Senin, 23 Agustus 2022, kuliah umum bulanan “Kala dan Kalam” kembali diadakan oleh STFT Jakarta. Para narasumber kali ini merupakan dosen STFT Jakarta, yakni Pdt. Simon Rachmadi, Ph.D dan Pdt. Dr. Rasid Rachman. Kuliah umum ini diadakan secara online melalui zoom meeting dan terbuka secara umum. Terdapat kurang lebih 40 peserta yang mengikuti kuliah umum ini.
Kuliah umum dimoderatori oleh mahasiswa Doktoral STFT Jakarta, Pdt. Welko Hendro Marpaung, M.Th. Dalam sesi pertama, Pdt. Simon Rachmadi, Ph.D membawakan kuliah umum dengan topik “Maria, Trinitas, dan Sakramentalitas Gereja.” Sedangkan, dalam sesi kedua, Pdt. Dr.

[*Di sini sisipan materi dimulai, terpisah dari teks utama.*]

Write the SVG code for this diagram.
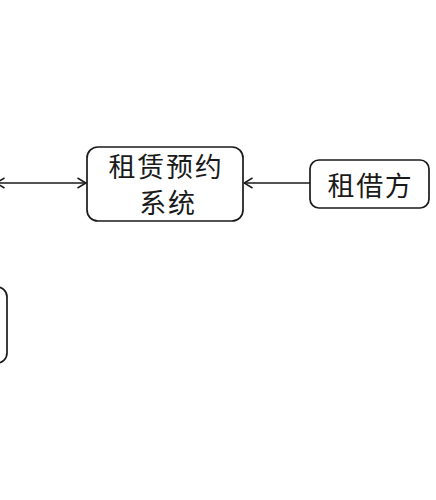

Rasid Rachman membawakan topik, “(Haruskah) Ibadah Berlangsung dengan Sopan dan Teratur? 1 Korintus 14:40 bagi Umat dengan Disabilitas.”
Sebelum memulai sesi kuliah umum, Wakil Ketua 4 bidang Public Relation STFT Jakarta, Binsar Jonathan Pakpahan, yang membuka perkuliahan ini dalam doa. Setelah dibuka dengan doa, kesempatan berikutnya diberikan kepada Pdt. Welko Hendro Marpaung, M.Th, selaku moderator dalam perkuliahan ini. Dalam kesempatannya, Pdt. Welko memperkenalkan kedua narasumber kepada para peserta.

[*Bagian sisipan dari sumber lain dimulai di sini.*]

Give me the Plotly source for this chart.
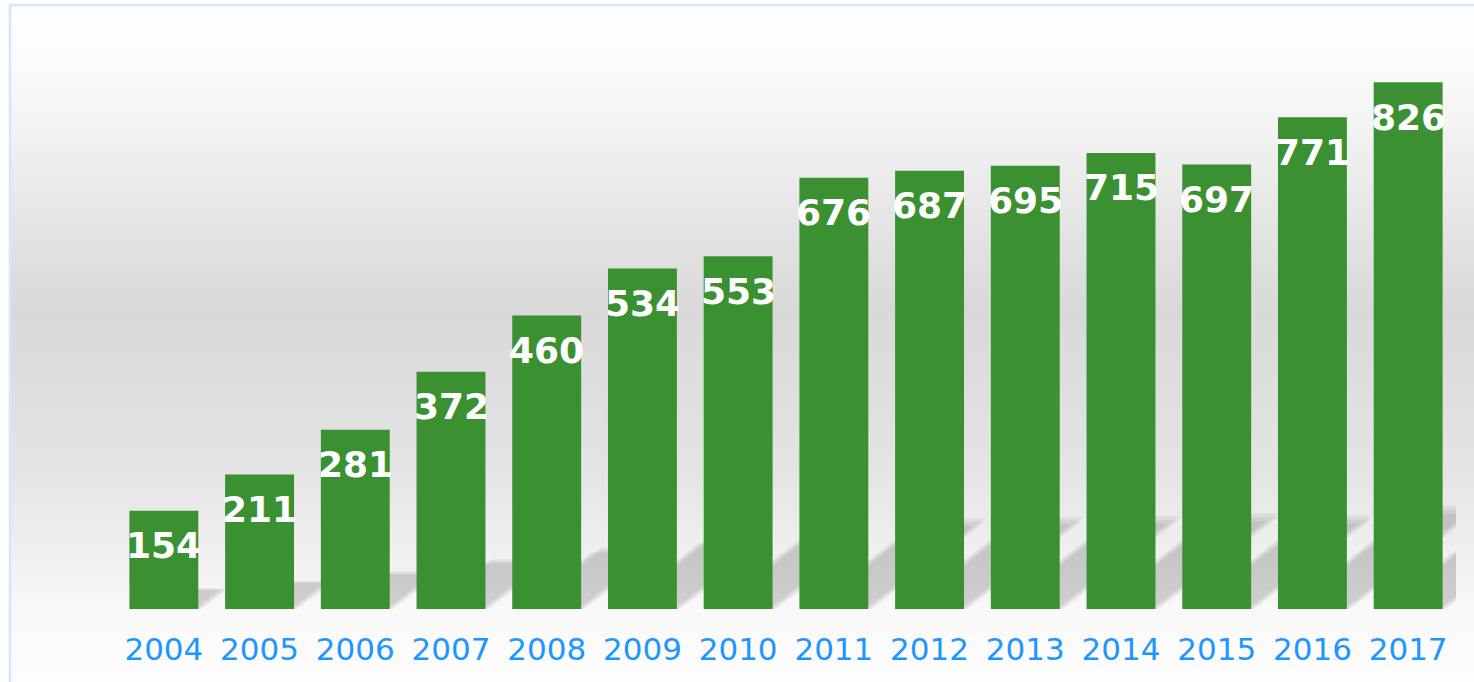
import plotly.graph_objects as go

# ---- data ----
years = [2004, 2005, 2006, 2007, 2008, 2009, 2010, 2011, 2012, 2013, 2014, 2015, 2016, 2017]
values = [154, 211, 281, 372, 460, 534, 553, 676, 687, 695, 715, 697, 771, 826]
tick_labels = [str(y) for y in years]

# ---- layout geometry ----
W, H = 1474, 682
ML, MR, MT, MB = 116, 18, 35, 73
PW, PH = W - ML - MR, H - MT - MB
YMAX = 900
BARW = 0.72

def xp(px):
    return (px - ML) / PW

def yp(py):
    return (H - MB - py) / PH

fig = go.Figure()

fig.add_trace(go.Bar(
    x=years, y=values,
    width=BARW,
    marker=dict(color="#3b9132", line=dict(width=0)),
    hoverinfo="x+y",
))

shapes = []

# background vertical gradient (inside the bordered frame)
stops = [(0, 255), (60, 252), (120, 244), (200, 232), (260, 223), (310, 217),
         (370, 221), (470, 228), (540, 238), (610, 249), (682, 253)]

def grey_at(py):
    for (a, ca), (b, cb) in zip(stops[:-1], stops[1:]):
        if a <= py <= b:
            t = (py - a) / (b - a)
            return round(ca + (cb - ca) * t)
    return stops[-1][1]

step = 4
py = 5
while py < H:
    g = grey_at(py + step / 2)
    shapes.append(dict(
        type="rect", xref="paper", yref="paper", layer="below",
        x0=xp(10), x1=xp(W + 5), y0=yp(py + step + 0.5), y1=yp(py),
        fillcolor=f"rgb({g},{g},{g})", line=dict(width=0),
    ))
    py += step

# frame border
shapes.append(dict(
    type="path", xref="paper", yref="paper", layer="below",
    path=f"M {xp(10)},{yp(H + 5)} L {xp(10)},{yp(5)} L {xp(W + 5)},{yp(5)}",
    line=dict(color="#d2e7fa", width=2.5),
))

# soft sheared floor shadows behind bars
px_per_cat = PW / (len(years))
px_per_unit = PH / YMAX
SHEAR = 1.3
RATIO = 0.21
SW = 60 / px_per_cat
for yr, v in zip(years, values):
    h = RATIO * v
    s = SHEAR * h * px_per_unit / px_per_cat
    R = yr + BARW / 2
    for off, top in ((-0.035, 0.92), (0.0, 1.0), (0.035, 0.96)):
        x0 = R - SW + off
        x1 = R + off
        ht = h * top
        st = s * top
        shapes.append(dict(
            type="path", xref="x", yref="y", layer="below",
            path=f"M {x0},0 L {x1},0 L {x1 + st},{ht} L {x0 + st},{ht} Z",
            fillcolor="rgba(0,0,0,0.06)", line=dict(width=0),
        ))

annotations = []
for yr, v in zip(years, values):
    annotations.append(dict(
        x=yr, y=v, xref="x", yref="y", text=str(v), showarrow=False,
        yshift=-35, yanchor="middle", xanchor="center",
        font=dict(family="DejaVu Sans", size=36, color="white", weight="bold"),
    ))

fig.update_layout(
    width=W, height=H,
    margin=dict(l=ML, r=MR, t=MT, b=MB, pad=0),
    paper_bgcolor="white",
    plot_bgcolor="rgba(0,0,0,0)",
    showlegend=False,
    shapes=shapes,
    annotations=annotations,
    xaxis=dict(
        range=[years[0] - 0.5, years[-1] + 0.5],
        tickmode="array", tickvals=years, ticktext=tick_labels,
        showgrid=False, zeroline=False, showline=False, ticks="",
        tickfont=dict(family="DejaVu Sans", size=31, color="#1e96ff"),
        ticklabelstandoff=19,
    ),
    yaxis=dict(range=[0, YMAX], visible=False, showgrid=False, zeroline=False),
)

fig.write_html(
    "out.html",
    config={"displayModeBar": False},
    post_script="document.body.style.margin='0';document.body.style.overflow='hidden';",
)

Dalam sesi pertama, Pdt. Simon Rachmadi, Ph.D menyampaikan sesinya selama satu jam dan dilanjutkan dengan sesi tanya jawab.

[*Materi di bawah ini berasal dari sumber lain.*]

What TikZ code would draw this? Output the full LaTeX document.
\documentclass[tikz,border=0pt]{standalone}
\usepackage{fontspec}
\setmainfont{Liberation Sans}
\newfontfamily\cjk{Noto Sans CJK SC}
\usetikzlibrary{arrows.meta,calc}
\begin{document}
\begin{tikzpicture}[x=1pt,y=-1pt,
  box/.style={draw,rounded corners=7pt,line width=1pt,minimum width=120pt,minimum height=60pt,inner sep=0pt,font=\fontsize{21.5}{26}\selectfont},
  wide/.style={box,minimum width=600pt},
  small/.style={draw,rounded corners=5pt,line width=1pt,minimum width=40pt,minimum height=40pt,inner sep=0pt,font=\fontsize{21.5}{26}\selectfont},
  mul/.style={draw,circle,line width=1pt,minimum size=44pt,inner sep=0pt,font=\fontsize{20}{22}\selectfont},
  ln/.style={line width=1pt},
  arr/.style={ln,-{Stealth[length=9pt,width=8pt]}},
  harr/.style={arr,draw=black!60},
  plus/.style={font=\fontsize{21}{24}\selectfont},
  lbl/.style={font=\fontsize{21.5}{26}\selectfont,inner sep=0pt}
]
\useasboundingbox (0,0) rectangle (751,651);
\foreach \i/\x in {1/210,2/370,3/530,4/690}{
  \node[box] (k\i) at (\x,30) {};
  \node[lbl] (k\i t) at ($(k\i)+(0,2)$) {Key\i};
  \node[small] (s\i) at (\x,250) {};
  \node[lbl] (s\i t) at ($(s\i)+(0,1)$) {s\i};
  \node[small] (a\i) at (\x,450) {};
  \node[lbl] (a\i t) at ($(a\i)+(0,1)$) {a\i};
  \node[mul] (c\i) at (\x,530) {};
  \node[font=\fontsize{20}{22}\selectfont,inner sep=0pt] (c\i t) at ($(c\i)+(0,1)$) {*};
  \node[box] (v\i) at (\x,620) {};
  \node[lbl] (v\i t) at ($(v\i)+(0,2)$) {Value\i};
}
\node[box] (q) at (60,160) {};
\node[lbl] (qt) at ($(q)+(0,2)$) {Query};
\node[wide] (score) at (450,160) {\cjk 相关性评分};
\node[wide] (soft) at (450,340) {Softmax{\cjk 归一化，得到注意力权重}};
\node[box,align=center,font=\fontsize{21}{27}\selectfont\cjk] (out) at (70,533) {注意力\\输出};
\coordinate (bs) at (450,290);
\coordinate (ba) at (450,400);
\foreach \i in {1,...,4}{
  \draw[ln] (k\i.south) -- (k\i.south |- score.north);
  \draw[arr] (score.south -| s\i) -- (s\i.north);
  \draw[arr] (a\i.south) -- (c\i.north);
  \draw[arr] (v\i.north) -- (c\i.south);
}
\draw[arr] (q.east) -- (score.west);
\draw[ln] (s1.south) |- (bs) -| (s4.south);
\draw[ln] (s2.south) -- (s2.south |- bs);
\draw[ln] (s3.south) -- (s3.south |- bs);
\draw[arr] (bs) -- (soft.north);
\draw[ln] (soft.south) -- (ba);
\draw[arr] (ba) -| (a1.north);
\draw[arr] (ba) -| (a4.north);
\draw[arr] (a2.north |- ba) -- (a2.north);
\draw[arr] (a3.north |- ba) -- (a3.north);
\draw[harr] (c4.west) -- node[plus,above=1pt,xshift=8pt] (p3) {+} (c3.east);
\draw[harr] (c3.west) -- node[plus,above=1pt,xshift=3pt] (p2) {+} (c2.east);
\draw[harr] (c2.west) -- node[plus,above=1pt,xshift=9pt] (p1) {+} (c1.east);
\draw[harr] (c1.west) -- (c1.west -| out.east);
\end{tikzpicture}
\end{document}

Dalam sesinya, Pdt. Simon Rachmadi menyampaikan tujuan dari penulisan ini adalah untuk mengajak orang-orang Protestan untuk mulai memikirkan ulang sikap antipati mereka terhadap devosi Maria. Untuk itu, percakapan dalam sesi pertama ini akan membicarakan tentang figur Maria, paham Trinitas, Sakramen, dan Sakramentalitas Gereja. Maria adalah figur yang kontroversial. Dia dihormati okeh kekristenan dari tradisi Ortodoks dan Katolik. Namun, dalam tradisi Protestan, sikap penghormatan ini memiliki gaya yang berbeda, yaitu tanpa kehadiran patung ataupun gambar, dan tanpa menyebut-nyebut namanya di dalam dia. Sekalipun dihormati, keberadaan Maria cenderung terserap-lenyap di balik keangungan predestinasi ilahi, seperti halnya keberadaan orang-orang kudus (dalam persekutuan orang kudus) lainnya. Melalui pengamatan ini, Pdt. Simon Rachmadi, mendasari tulisan dan percakapan ini melalui pertanyaan “Dari manakah munculnya sikap khas Protestan dalam menaruh rasa hormat?” Jawabannya dijelaskan dengan sangat lengkap dan rinci oleh Pdt. Simon Rachmadi selama kurang lebih satu jam.
Selanjutnya dalam sesi kedua, yang dibawakan oleh Pdt. Rasid Rachman, berlangsung selama kurang lebih satu setengah jam. Dalam penjelasannya, Pdt. Rasid mendasari tulisannya dengan pertanyaan “haruskah ibadah berlangsung secara sopan dan terartur?” Pertanyaan ini didasari dengan melihat tanggapan orang mengenai umat disabilitas. Umat dengan disabilitas adlah salah satu kelompok jemaat yang sering menjadi sasaran peminggiran, penyingkiran, marginalisasi dari ibadah.
Melihat fenomena seperti ini, Pdt. Rasid Rachman memberikan tawaran liturgi bagi Gereja-gereja di Indonesia, dengan mengatakan bahwa kehadiran umat dengan disabilitas dalam ibadah menunjukkan kekayaan karunia Allah. Selain itu, hendaklah gereja menyambut umat dengan disabilitas seperti menyambut Kristus. Memang hal ini tidak mudah, tetapi dapat mendatangkan sukacita. Kemudian yang terakhir, Pdt. Rasid Rachman juga mengatakan bahwa mengenakan dalil kesopanan dan keteraturan dalam ibadah terhadap umat disabilitas harus disingkirkan oleh umat dan penyelenggara Ibadah.
Kedua sesi dalam kuliah umum ini disambut dengan antusias oleh para peserta. Hal ini dikarenakan menurut peserta, materi-materi ini sangat relate dengan kehidupan umat Kristiani.